*INSTRUCTIONS FOR THE TASK*: Please transcribe the data that follows without the pictures, keeping every word the same.

*DATA*:
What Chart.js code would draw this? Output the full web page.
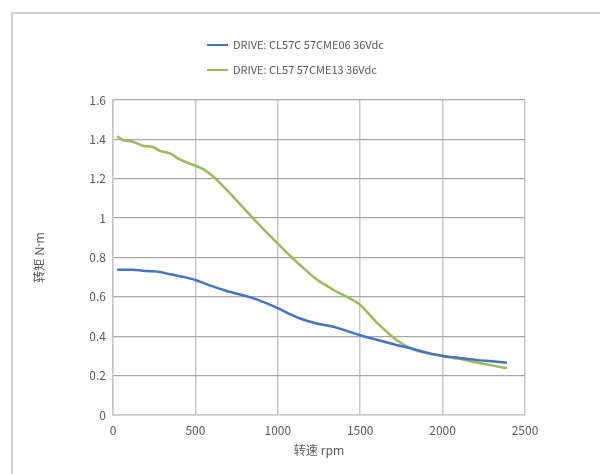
<!DOCTYPE html>
<html>
<head>
<meta charset="utf-8">
<script src="https://cdn.jsdelivr.net/npm/chart.js@4.4.1/dist/chart.umd.min.js"></script>
<style>
  html, body { margin: 0; padding: 0; background: #fff; }
  #wrap { position: relative; width: 600px; height: 474px; overflow: hidden; font-family: "Noto Sans CJK SC", "Noto Sans", sans-serif; }
  #frame { position: absolute; left: 11px; top: 12px; width: 700px; height: 600px; border-top: 2px solid #cfcfcf; border-left: 2px solid #cfcfcf; }
  #torqueChart { position: absolute; left: 0; top: 0; }
  .leg { position: absolute; left: 207px; height: 14px; font-size: 11px; color: #595959; line-height: 14px; white-space: nowrap; }
  .leg span { display: inline-block; width: 21px; height: 2.5px; vertical-align: middle; margin-right: 5px; position: relative; top: -1px; }
</style>
</head>
<body>
<div id="wrap">
  <div id="frame"></div>
  <canvas id="torqueChart" width="600" height="474"></canvas>
  <div id="legend"></div>
</div>
<script>
// speed (rpm) and torque (N·m)
const rpm = [25, 60, 120, 180, 245, 285, 345, 405, 500, 550, 610, 690, 730, 840, 1000,
  1085, 1135, 1235, 1350, 1500, 1600, 1720, 1820, 1900, 2000, 2100, 2200, 2300, 2390];
const torqueCME06 = [0.738, 0.738, 0.738, 0.733, 0.73, 0.726, 0.715, 0.705, 0.686, 0.67, 0.652, 0.63, 0.621, 0.596, 0.543,
  0.508, 0.49, 0.465, 0.445, 0.405, 0.382, 0.356, 0.336, 0.318, 0.30, 0.29, 0.28, 0.273, 0.266];
const torqueCME13 = [1.415, 1.397, 1.388, 1.368, 1.36, 1.342, 1.329, 1.298, 1.266, 1.248, 1.21, 1.143, 1.108, 1.008, 0.87,
  0.80, 0.762, 0.689, 0.63, 0.559, 0.47, 0.381, 0.334, 0.315, 0.30, 0.285, 0.268, 0.252, 0.237];
const seriesNames = ['DRIVE: CL57C 57CME06 36Vdc', 'DRIVE: CL57 57CME13 36Vdc'];
const seriesColors = ['#4472c4', '#9bbb59'];
const xTicks = [0, 500, 1000, 1500, 2000, 2500];
const yTicks = [0, 0.2, 0.4, 0.6, 0.8, 1, 1.2, 1.4, 1.6];

const toPoints = ys => rpm.map((r, i) => ({ x: r, y: ys[i] }));
const tickFont = { family: '"Noto Sans CJK SC", "Noto Sans", sans-serif', size: 12 };
const titleFont = { family: '"Noto Sans", "Noto Sans CJK SC", sans-serif', size: 12 };

// html legend, stacked like the original
const legendEl = document.getElementById('legend');
seriesNames.forEach((name, i) => {
  const row = document.createElement('div');
  row.className = 'leg';
  row.style.top = (37 + i * 25) + 'px';
  row.innerHTML = '<span style="background:' + seriesColors[i] + '"></span>' + name;
  legendEl.appendChild(row);
});

const data = {
  datasets: [
    { label: seriesNames[0], data: toPoints(torqueCME06) },
    { label: seriesNames[1], data: toPoints(torqueCME13) }
  ].map((d, i) => Object.assign(d, {
    borderColor: seriesColors[i],
    backgroundColor: seriesColors[i],
    borderWidth: 2.5,
    pointRadius: 0,
    cubicInterpolationMode: 'monotone',
    fill: false
  }))
};

const options = {
  responsive: false,
  animation: false,
  layout: { padding: { top: 100, right: 75, left: 0, bottom: 0 } },
  plugins: { legend: { display: false }, tooltip: { enabled: false } },
  scales: {
    x: {
      type: 'linear',
      min: 0,
      max: 2500,
      afterBuildTicks: s => { s.ticks = xTicks.map(v => ({ value: v })); },
      afterFit: s => { s.height = 59; },
      ticks: { color: '#595959', font: tickFont, padding: 8, maxRotation: 0, callback: v => String(v) },
      grid: { color: '#c8c8c8', lineWidth: 1.5, drawTicks: false },
      border: { color: '#c8c8c8', width: 1.5 },
      title: { display: true, text: '转速 rpm', color: '#595959', font: titleFont, padding: { bottom: 15 } }
    },
    y: {
      min: 0,
      max: 1.6,
      afterBuildTicks: s => { s.ticks = yTicks.map(v => ({ value: v })); },
      afterFit: s => { s.width = 113; },
      ticks: { color: '#595959', font: tickFont, padding: 7, callback: v => String(Math.round(v * 10) / 10) },
      grid: { color: '#a6a6a6', lineWidth: 1.3, drawTicks: false },
      border: { color: '#c8c8c8', width: 1.5 },
      title: { display: true, text: '转矩 N·m', color: '#595959', font: titleFont, padding: { top: 33 } }
    }
  }
};

new Chart(document.getElementById('torqueChart'), { type: 'line', data: data, options: options });
</script>
</body>
</html>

*WORKED SOLUTION*:
What Chart.js code would draw this? Output the full web page.
<!DOCTYPE html>
<html>
<head>
<meta charset="utf-8">
<script src="https://cdn.jsdelivr.net/npm/chart.js@4.4.1/dist/chart.umd.min.js"></script>
<style>
  html, body { margin: 0; padding: 0; background: #fff; }
  #wrap { position: relative; width: 600px; height: 474px; overflow: hidden; font-family: "Noto Sans CJK SC", "Noto Sans", sans-serif; }
  #frame { position: absolute; left: 11px; top: 12px; width: 700px; height: 600px; border-top: 2px solid #cfcfcf; border-left: 2px solid #cfcfcf; }
  #torqueChart { position: absolute; left: 0; top: 0; }
  .leg { position: absolute; left: 207px; height: 14px; font-size: 11px; color: #595959; line-height: 14px; white-space: nowrap; }
  .leg span { display: inline-block; width: 21px; height: 2.5px; vertical-align: middle; margin-right: 5px; position: relative; top: -1px; }
</style>
</head>
<body>
<div id="wrap">
  <div id="frame"></div>
  <canvas id="torqueChart" width="600" height="474"></canvas>
  <div id="legend"></div>
</div>
<script>
// speed (rpm) and torque (N·m)
const rpm = [25, 60, 120, 180, 245, 285, 345, 405, 500, 550, 610, 690, 730, 840, 1000,
  1085, 1135, 1235, 1350, 1500, 1600, 1720, 1820, 1900, 2000, 2100, 2200, 2300, 2390];
const torqueCME06 = [0.738, 0.738, 0.738, 0.733, 0.73, 0.726, 0.715, 0.705, 0.686, 0.67, 0.652, 0.63, 0.621, 0.596, 0.543,
  0.508, 0.49, 0.465, 0.445, 0.405, 0.382, 0.356, 0.336, 0.318, 0.30, 0.29, 0.28, 0.273, 0.266];
const torqueCME13 = [1.415, 1.397, 1.388, 1.368, 1.36, 1.342, 1.329, 1.298, 1.266, 1.248, 1.21, 1.143, 1.108, 1.008, 0.87,
  0.80, 0.762, 0.689, 0.63, 0.559, 0.47, 0.381, 0.334, 0.315, 0.30, 0.285, 0.268, 0.252, 0.237];
const seriesNames = ['DRIVE: CL57C 57CME06 36Vdc', 'DRIVE: CL57 57CME13 36Vdc'];
const seriesColors = ['#4472c4', '#9bbb59'];
const xTicks = [0, 500, 1000, 1500, 2000, 2500];
const yTicks = [0, 0.2, 0.4, 0.6, 0.8, 1, 1.2, 1.4, 1.6];

const toPoints = ys => rpm.map((r, i) => ({ x: r, y: ys[i] }));
const tickFont = { family: '"Noto Sans CJK SC", "Noto Sans", sans-serif', size: 12 };
const titleFont = { family: '"Noto Sans", "Noto Sans CJK SC", sans-serif', size: 12 };

// html legend, stacked like the original
const legendEl = document.getElementById('legend');
seriesNames.forEach((name, i) => {
  const row = document.createElement('div');
  row.className = 'leg';
  row.style.top = (37 + i * 25) + 'px';
  row.innerHTML = '<span style="background:' + seriesColors[i] + '"></span>' + name;
  legendEl.appendChild(row);
});

const data = {
  datasets: [
    { label: seriesNames[0], data: toPoints(torqueCME06) },
    { label: seriesNames[1], data: toPoints(torqueCME13) }
  ].map((d, i) => Object.assign(d, {
    borderColor: seriesColors[i],
    backgroundColor: seriesColors[i],
    borderWidth: 2.5,
    pointRadius: 0,
    cubicInterpolationMode: 'monotone',
    fill: false
  }))
};

const options = {
  responsive: false,
  animation: false,
  layout: { padding: { top: 100, right: 75, left: 0, bottom: 0 } },
  plugins: { legend: { display: false }, tooltip: { enabled: false } },
  scales: {
    x: {
      type: 'linear',
      min: 0,
      max: 2500,
      afterBuildTicks: s => { s.ticks = xTicks.map(v => ({ value: v })); },
      afterFit: s => { s.height = 59; },
      ticks: { color: '#595959', font: tickFont, padding: 8, maxRotation: 0, callback: v => String(v) },
      grid: { color: '#c8c8c8', lineWidth: 1.5, drawTicks: false },
      border: { color: '#c8c8c8', width: 1.5 },
      title: { display: true, text: '转速 rpm', color: '#595959', font: titleFont, padding: { bottom: 15 } }
    },
    y: {
      min: 0,
      max: 1.6,
      afterBuildTicks: s => { s.ticks = yTicks.map(v => ({ value: v })); },
      afterFit: s => { s.width = 113; },
      ticks: { color: '#595959', font: tickFont, padding: 7, callback: v => String(Math.round(v * 10) / 10) },
      grid: { color: '#a6a6a6', lineWidth: 1.3, drawTicks: false },
      border: { color: '#c8c8c8', width: 1.5 },
      title: { display: true, text: '转矩 N·m', color: '#595959', font: titleFont, padding: { top: 33 } }
    }
  }
};

new Chart(document.getElementById('torqueChart'), { type: 'line', data: data, options: options });
</script>
</body>
</html>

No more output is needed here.